INTERVENÇÃO ARQUITETÔNICA

REGINA SILVEIRA: CLARO-ESCURO

Claro-escuro é uma intervenção realizada na fachada do Veras com 26 vocábulos que equivalem à palavra luz em diferentes idiomas, objeto de pesquisa de aproximadamente meio século da artista Regina Silveira. Claro-escuro é convite à impregnação de corpos em gradações tonais que evocam pluralidade, comunicando algo presente no corpo expressivo de obras da artista: sombra e luz são duas faces da mesma moeda na experiência humana. 

Deslocado de sua relação com a história da arte, o composto nominal que intitula o projeto realizado por Regina Silveira para a fachada do Veras tampouco é comentário sobre a presença da luz responsável por desfazer a escuridão. De fato, para acessar a linguagem que atravessa sua prática ao longo de décadas, é preciso considerar o modo como a artista tem impregnado ou distorcido as sombras de objetos e monumentos. Como se sabe, entram dias e caem noites, o parâmetro para contar a passagem do tempo segue determinado pela sucessão de períodos claros e escuros, sendo que um invalida a presença do outro. No entanto, sem contrariar as referências repertoriadas na historiografia da arte e da ciência, Claro-escuro é convite à impregnação de corpos em gradações tonais que evocam pluralidade, comunicando algo presente no corpo expressivo de obras da artista: sombra e luz são duas faces da mesma moeda na experiência humana.

Com isso em mente, vale reforçar o fato de as variadas versões da palavra luz não contrariarem as leis universais. Em vez disso, elas apontam para a complexa construção de subjetividade no mundo contemporâneo. Neste contexto, embora o termo que qualifica processos pictóricos tenha sido adotado – com os quais a comunidade artística adere a efeitos de luz e sombra que prescindem de linhas de contorno para separar o objeto representado do fundo do quadro -, a instalação que Regina Silveira concebeu para o Veras considera a coexistência de escuridão e claridade em inúmeros episódios da experiência humana. Por isso Claro-escuro negocia com luminescência e obscuridade. Reconhece, inclusive, que a predominância de uma aparição não define a ausência de outra. Nesse sentido, Quimera (2003-2011), outra instalação representativa de sua trajetória, evoca certa luminosidade sombria, o que aparece em Claro-escuro com a sublime policromia plurilinguística que qualifica a investigação plástica e poética da artista. Em Dias perfeitos (2023), Wim Wenders constrói uma das cenas do filme às margens do Rio Sumida, com diálogos de dois homens envoltos em um ambiente com forte carga claro-escura.

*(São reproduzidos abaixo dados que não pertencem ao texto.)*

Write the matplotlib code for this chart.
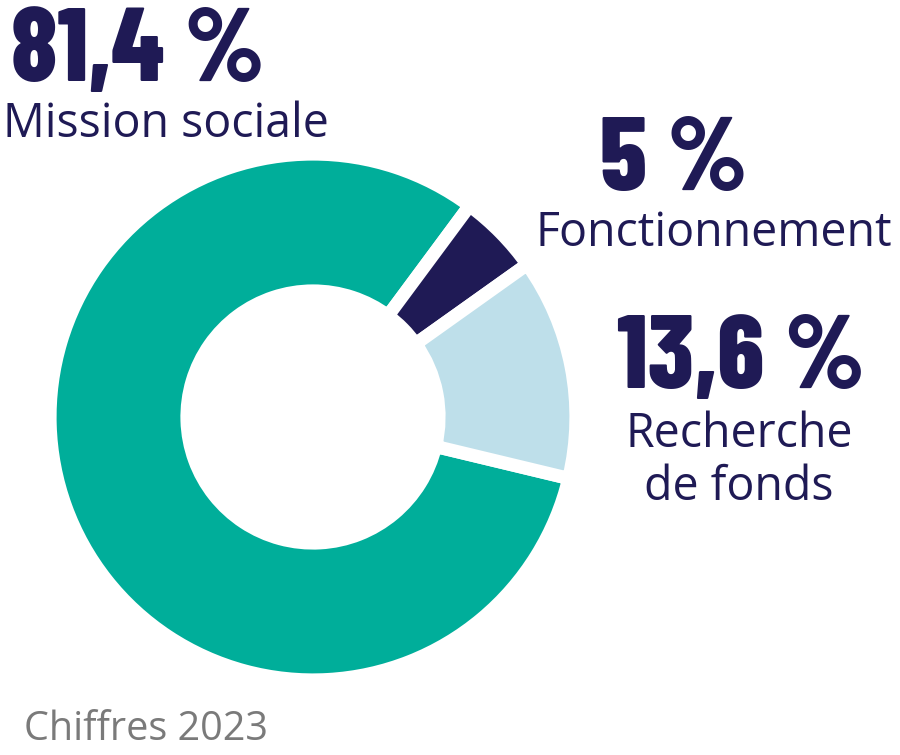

Hirayama, o protagonista, ouve a pessoa que o aborda às margens do rio anunciar seus últimos dias. Ele afirma ter visto sua vida transcorrer sem que a maior parte de suas perguntas saíssem da escuridão da ignorância. Uma delas, de aparente trivialidade, consiste em saber se a sombra é intensificada quando dois corpos se sobrepõem, o que as personagens experimentam em cenas de jogo e densidade poética. Assim como ocorre no diálogo às margens do rio, as metáforas que associam luz e sombra ao saber e à ignorância, presentes em textos multi milenares como o Rgveda e a República de Platão, também são acolhidas em cada sol poente que atravessa a fachada frontal do Veras. Em ressonância com o movimento elíptico do planeta, as palavras e os ideogramas deitados no chão, em Claro-escuro, tingem o espaço com variações de cores que, para além de evocar vidas plurais, são rememorações da experiência humana marcada pela indissociável fusão de experiências claras e escuras.